((
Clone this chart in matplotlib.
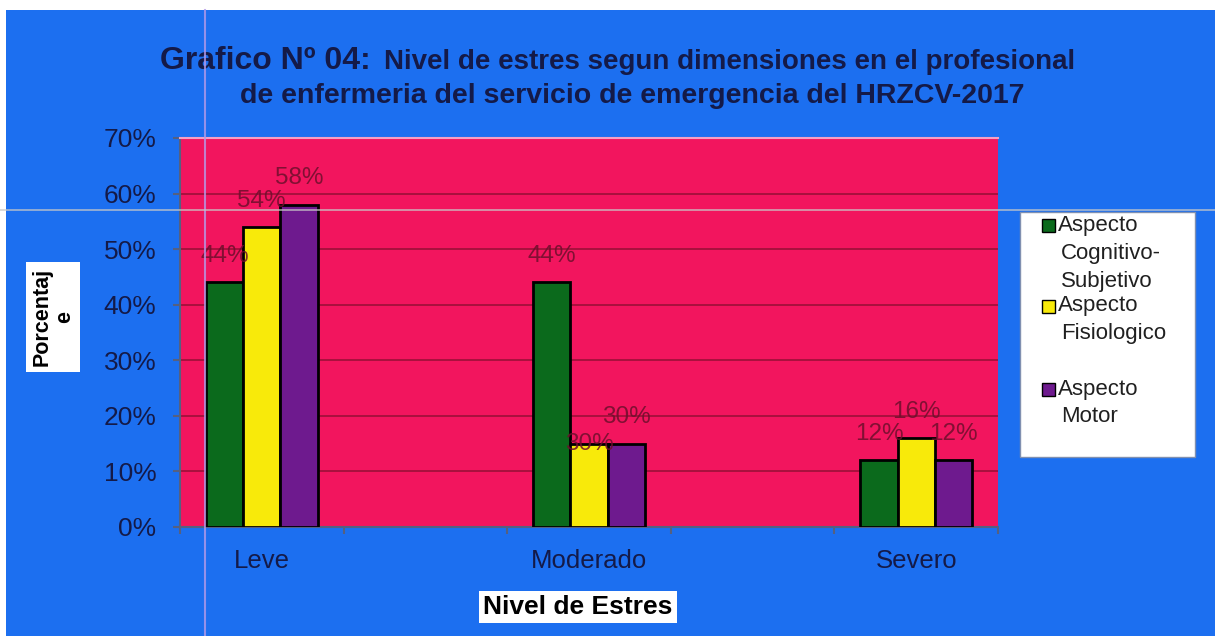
import matplotlib
matplotlib.use("Agg")
import matplotlib.pyplot as plt
from matplotlib.patches import Rectangle
from matplotlib.lines import Line2D

plt.rcParams['font.family'] = ['Liberation Sans', 'DejaVu Sans']

categories = ["Leve", "Moderado", "Severo"]
series_names = ["Aspecto Cognitivo-Subjetivo", "Aspecto Fisiologico", "Aspecto Motor"]
cognitivo = [44, 44, 12]
fisiologico = [54, 15, 16]
motor = [58, 15, 12]
# labels as printed on the original chart
cognitivo_labels = ["44%", "44%", "12%"]
fisiologico_labels = ["54%", "30%", "16%"]
motor_labels = ["58%", "30%", "12%"]
y_ticks = [0, 10, 20, 30, 40, 50, 60, 70]

BLUE = "#1c6ff0"
PINK = "#f2155e"
GRID = "#a8103e"
NAVY = "#141a48"
LBL = "#6e0f2c"
colors = ["#0b6a1c", "#f8ea0a", "#6e1a8e"]

W, H = 1215, 636
fig = plt.figure(figsize=(W / 100, H / 100), dpi=100, facecolor="white")
fig.add_artist(Rectangle((6 / W, 0), 1, 1 - 10 / H, transform=fig.transFigure,
                         facecolor=BLUE, edgecolor="none", zorder=0))

ax = fig.add_axes([180 / W, 1 - 527 / H, (998 - 180) / W, (527 - 138) / H])
ax.set_facecolor(PINK)

pos = [0, 2, 4]
bw = 0.227
data = [cognitivo, fisiologico, motor]
labels = [cognitivo_labels, fisiologico_labels, motor_labels]
for k in range(3):
    xs = [p + (k - 1) * bw for p in pos]
    bars = ax.bar(xs, data[k], bw, color=colors[k], edgecolor="black",
                  linewidth=2, zorder=3)
    for i, b in enumerate(bars):
        off = 19
        if k == 1 and i == 1:
            off = 0
        ax.annotate(labels[k][i], (b.get_x() + b.get_width() / 2, b.get_height()),
                    xytext=(0, off), textcoords="offset points", ha="center",
                    va="center", fontsize=17.5, color=LBL, alpha=0.85, zorder=4)

ax.set_xlim(-0.5, 4.5)
ax.set_ylim(0, 70)
ax.set_yticks(y_ticks)
ax.set_yticklabels([f"{t}%" for t in y_ticks])
ax.yaxis.grid(True, color=GRID, linewidth=1.4, zorder=1)
ax.set_axisbelow(True)
ax.set_xticks(pos)
ax.set_xticklabels(categories)
ax.set_xticks([-0.5, 0.5, 1.5, 2.5, 3.5, 4.5], minor=True)
ax.tick_params(axis="x", which="major", length=0, pad=16, labelsize=18.5,
               labelcolor=NAVY)
ax.tick_params(axis="x", which="minor", length=5, color="#556080", width=1.5)
ax.tick_params(axis="y", length=5, color="#556080", width=1.5, pad=12,
               labelsize=19, labelcolor=NAVY)
ax.spines["right"].set_visible(False)
ax.spines["top"].set_color("#f4a0c4")
ax.spines["top"].set_linewidth(1.5)
for s in ["left", "bottom"]:
    ax.spines[s].set_color("#556080")
    ax.spines[s].set_linewidth(1.5)

# title
fig.text(160 / W, 1 - 61 / H, "Grafico Nº 04:", fontsize=23, fontweight="bold",
         color=NAVY, ha="left", va="center")
fig.text(1075 / W, 1 - 62 / H, "Nivel de estres segun dimensiones en el profesional",
         fontsize=20, fontweight="bold", color=NAVY, ha="right", va="center")
fig.text(632 / W, 1 - 96 / H, "de enfermeria del servicio de emergencia del HRZCV-2017",
         fontsize=20.5, fontweight="bold", color=NAVY, ha="center", va="center")

# axis labels in white boxes
fig.text(53 / W, 1 - 317 / H, "Porcentaj\ne", rotation=90, fontsize=15.5,
         fontweight="bold", color="black", ha="center", va="center",
         multialignment="center", linespacing=1.1,
         bbox=dict(facecolor="white", edgecolor="none", pad=4))
fig.text(578 / W, 1 - 607 / H, "Nivel de Estres", fontsize=19, fontweight="bold",
         color="black", ha="center", va="center",
         bbox=dict(facecolor="white", edgecolor="none", pad=3))

# legend
fig.add_artist(Rectangle((1020 / W, 1 - 457 / H), 175 / W, 245 / H,
                         transform=fig.transFigure, facecolor="white",
                         edgecolor="#8090b0", linewidth=1, zorder=5))
leg_lines = [["Aspecto", "Cognitivo-", "Subjetivo"], ["Aspecto", "Fisiologico"],
             ["Aspecto", "Motor"]]
leg_y = [225, 306, 389]
for k in range(3):
    y0 = leg_y[k]
    fig.add_artist(Rectangle((1042 / W, 1 - (y0 + 7) / H), 13 / W, 13 / H,
                             transform=fig.transFigure, facecolor=colors[k],
                             edgecolor="black", linewidth=1, zorder=6))
    for j, t in enumerate(leg_lines[k]):
        fig.text(1058 / W if j == 0 else 1061 / W, 1 - (y0 + j * 28) / H, t,
                 fontsize=16, color="#202020", ha="left", va="center", zorder=7)

# scan artefacts
fig.add_artist(Line2D([205 / W, 205 / W], [0, 1 - 10 / H], transform=fig.transFigure,
                      color="#b49ae8", linewidth=1.5, zorder=8, alpha=0.8))
fig.add_artist(Line2D([0, 1], [1 - 210 / H, 1 - 210 / H], transform=fig.transFigure,
                      color="#c8c8c8", linewidth=1.2, zorder=8, alpha=0.8))

fig.savefig("out.png", dpi=100, facecolor=fig.get_facecolor())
))
PROBLEM STATEMENT = Make an exact copy of the lines from the top of the material through the line with "color=LBL, alpha=0.85, zorder=4)", pictures excluded.

ANSWER TO THE EXERCISE =
Clone this chart in matplotlib.
import matplotlib
matplotlib.use("Agg")
import matplotlib.pyplot as plt
from matplotlib.patches import Rectangle
from matplotlib.lines import Line2D

plt.rcParams['font.family'] = ['Liberation Sans', 'DejaVu Sans']

categories = ["Leve", "Moderado", "Severo"]
series_names = ["Aspecto Cognitivo-Subjetivo", "Aspecto Fisiologico", "Aspecto Motor"]
cognitivo = [44, 44, 12]
fisiologico = [54, 15, 16]
motor = [58, 15, 12]
# labels as printed on the original chart
cognitivo_labels = ["44%", "44%", "12%"]
fisiologico_labels = ["54%", "30%", "16%"]
motor_labels = ["58%", "30%", "12%"]
y_ticks = [0, 10, 20, 30, 40, 50, 60, 70]

BLUE = "#1c6ff0"
PINK = "#f2155e"
GRID = "#a8103e"
NAVY = "#141a48"
LBL = "#6e0f2c"
colors = ["#0b6a1c", "#f8ea0a", "#6e1a8e"]

W, H = 1215, 636
fig = plt.figure(figsize=(W / 100, H / 100), dpi=100, facecolor="white")
fig.add_artist(Rectangle((6 / W, 0), 1, 1 - 10 / H, transform=fig.transFigure,
                         facecolor=BLUE, edgecolor="none", zorder=0))

ax = fig.add_axes([180 / W, 1 - 527 / H, (998 - 180) / W, (527 - 138) / H])
ax.set_facecolor(PINK)

pos = [0, 2, 4]
bw = 0.227
data = [cognitivo, fisiologico, motor]
labels = [cognitivo_labels, fisiologico_labels, motor_labels]
for k in range(3):
    xs = [p + (k - 1) * bw for p in pos]
    bars = ax.bar(xs, data[k], bw, color=colors[k], edgecolor="black",
                  linewidth=2, zorder=3)
    for i, b in enumerate(bars):
        off = 19
        if k == 1 and i == 1:
            off = 0
        ax.annotate(labels[k][i], (b.get_x() + b.get_width() / 2, b.get_height()),
                    xytext=(0, off), textcoords="offset points", ha="center",
                    va="center", fontsize=17.5, color=LBL, alpha=0.85, zorder=4)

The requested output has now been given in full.